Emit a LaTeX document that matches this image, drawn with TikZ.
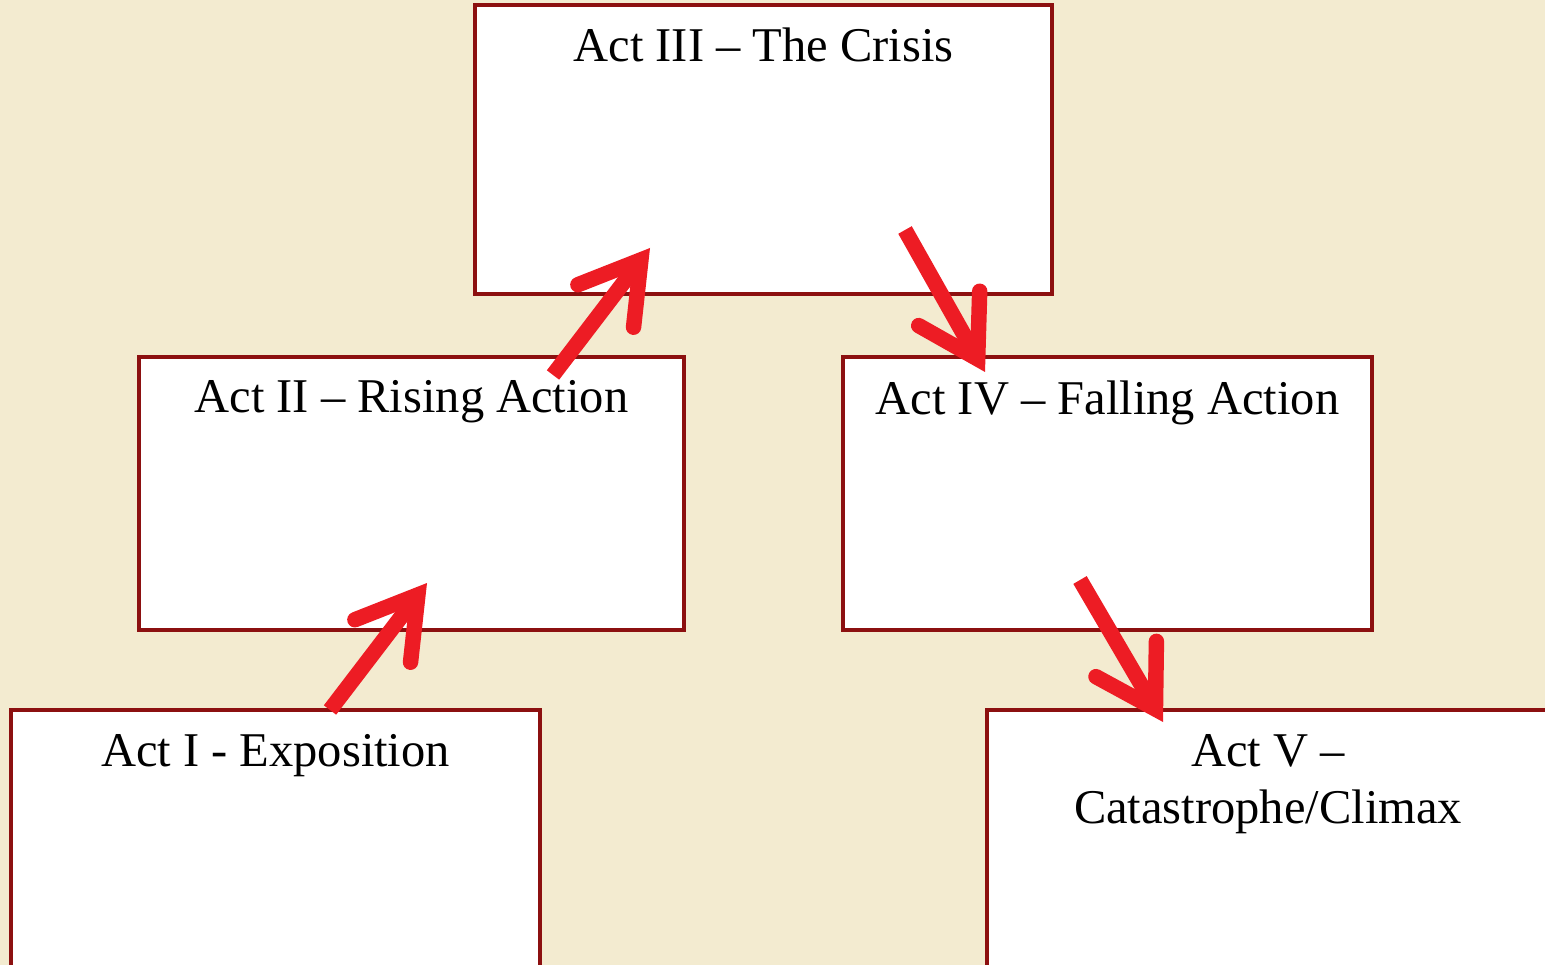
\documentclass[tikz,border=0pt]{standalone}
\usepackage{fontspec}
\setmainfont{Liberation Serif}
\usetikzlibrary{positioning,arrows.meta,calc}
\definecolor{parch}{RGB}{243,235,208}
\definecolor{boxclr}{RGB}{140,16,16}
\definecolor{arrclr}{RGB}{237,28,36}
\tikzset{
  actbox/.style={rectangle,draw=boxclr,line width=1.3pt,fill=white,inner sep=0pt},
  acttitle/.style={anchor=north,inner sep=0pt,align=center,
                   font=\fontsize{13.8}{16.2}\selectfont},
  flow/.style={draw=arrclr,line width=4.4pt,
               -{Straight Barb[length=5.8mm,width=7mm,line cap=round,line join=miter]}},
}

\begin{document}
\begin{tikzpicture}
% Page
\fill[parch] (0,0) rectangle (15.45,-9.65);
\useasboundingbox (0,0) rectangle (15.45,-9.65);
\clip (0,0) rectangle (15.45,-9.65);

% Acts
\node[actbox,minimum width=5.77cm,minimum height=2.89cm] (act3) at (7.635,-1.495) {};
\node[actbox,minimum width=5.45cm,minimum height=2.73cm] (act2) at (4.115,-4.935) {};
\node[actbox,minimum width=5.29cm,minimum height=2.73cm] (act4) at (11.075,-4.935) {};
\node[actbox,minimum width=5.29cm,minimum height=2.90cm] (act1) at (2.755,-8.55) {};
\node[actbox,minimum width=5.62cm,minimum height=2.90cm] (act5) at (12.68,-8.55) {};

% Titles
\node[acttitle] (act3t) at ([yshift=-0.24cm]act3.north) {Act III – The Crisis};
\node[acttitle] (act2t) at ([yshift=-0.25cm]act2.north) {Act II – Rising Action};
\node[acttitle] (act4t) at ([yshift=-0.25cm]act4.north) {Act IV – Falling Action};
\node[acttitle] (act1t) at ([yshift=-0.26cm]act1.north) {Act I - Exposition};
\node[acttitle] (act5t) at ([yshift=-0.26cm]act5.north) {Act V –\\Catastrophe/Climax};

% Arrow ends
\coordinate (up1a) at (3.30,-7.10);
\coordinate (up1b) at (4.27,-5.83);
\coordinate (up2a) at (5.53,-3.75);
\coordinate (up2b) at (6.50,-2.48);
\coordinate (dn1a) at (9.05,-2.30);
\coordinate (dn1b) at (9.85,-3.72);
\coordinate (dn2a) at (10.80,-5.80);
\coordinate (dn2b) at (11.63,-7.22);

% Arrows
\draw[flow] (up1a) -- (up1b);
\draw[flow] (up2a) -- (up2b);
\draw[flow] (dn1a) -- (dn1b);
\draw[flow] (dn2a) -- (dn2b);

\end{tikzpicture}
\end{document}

WHAT TO DO
Exactly as they appear, print the lines of the listing above from its first line through the line that contains "(dn2a) -- (dn2b);", minus the pictures.

SOLVED EXERCISE
Emit a LaTeX document that matches this image, drawn with TikZ.
\documentclass[tikz,border=0pt]{standalone}
\usepackage{fontspec}
\setmainfont{Liberation Serif}
\usetikzlibrary{positioning,arrows.meta,calc}
\definecolor{parch}{RGB}{243,235,208}
\definecolor{boxclr}{RGB}{140,16,16}
\definecolor{arrclr}{RGB}{237,28,36}
\tikzset{
  actbox/.style={rectangle,draw=boxclr,line width=1.3pt,fill=white,inner sep=0pt},
  acttitle/.style={anchor=north,inner sep=0pt,align=center,
                   font=\fontsize{13.8}{16.2}\selectfont},
  flow/.style={draw=arrclr,line width=4.4pt,
               -{Straight Barb[length=5.8mm,width=7mm,line cap=round,line join=miter]}},
}

\begin{document}
\begin{tikzpicture}
% Page
\fill[parch] (0,0) rectangle (15.45,-9.65);
\useasboundingbox (0,0) rectangle (15.45,-9.65);
\clip (0,0) rectangle (15.45,-9.65);

% Acts
\node[actbox,minimum width=5.77cm,minimum height=2.89cm] (act3) at (7.635,-1.495) {};
\node[actbox,minimum width=5.45cm,minimum height=2.73cm] (act2) at (4.115,-4.935) {};
\node[actbox,minimum width=5.29cm,minimum height=2.73cm] (act4) at (11.075,-4.935) {};
\node[actbox,minimum width=5.29cm,minimum height=2.90cm] (act1) at (2.755,-8.55) {};
\node[actbox,minimum width=5.62cm,minimum height=2.90cm] (act5) at (12.68,-8.55) {};

% Titles
\node[acttitle] (act3t) at ([yshift=-0.24cm]act3.north) {Act III – The Crisis};
\node[acttitle] (act2t) at ([yshift=-0.25cm]act2.north) {Act II – Rising Action};
\node[acttitle] (act4t) at ([yshift=-0.25cm]act4.north) {Act IV – Falling Action};
\node[acttitle] (act1t) at ([yshift=-0.26cm]act1.north) {Act I - Exposition};
\node[acttitle] (act5t) at ([yshift=-0.26cm]act5.north) {Act V –\\Catastrophe/Climax};

% Arrow ends
\coordinate (up1a) at (3.30,-7.10);
\coordinate (up1b) at (4.27,-5.83);
\coordinate (up2a) at (5.53,-3.75);
\coordinate (up2b) at (6.50,-2.48);
\coordinate (dn1a) at (9.05,-2.30);
\coordinate (dn1b) at (9.85,-3.72);
\coordinate (dn2a) at (10.80,-5.80);
\coordinate (dn2b) at (11.63,-7.22);

% Arrows
\draw[flow] (up1a) -- (up1b);
\draw[flow] (up2a) -- (up2b);
\draw[flow] (dn1a) -- (dn1b);
\draw[flow] (dn2a) -- (dn2b);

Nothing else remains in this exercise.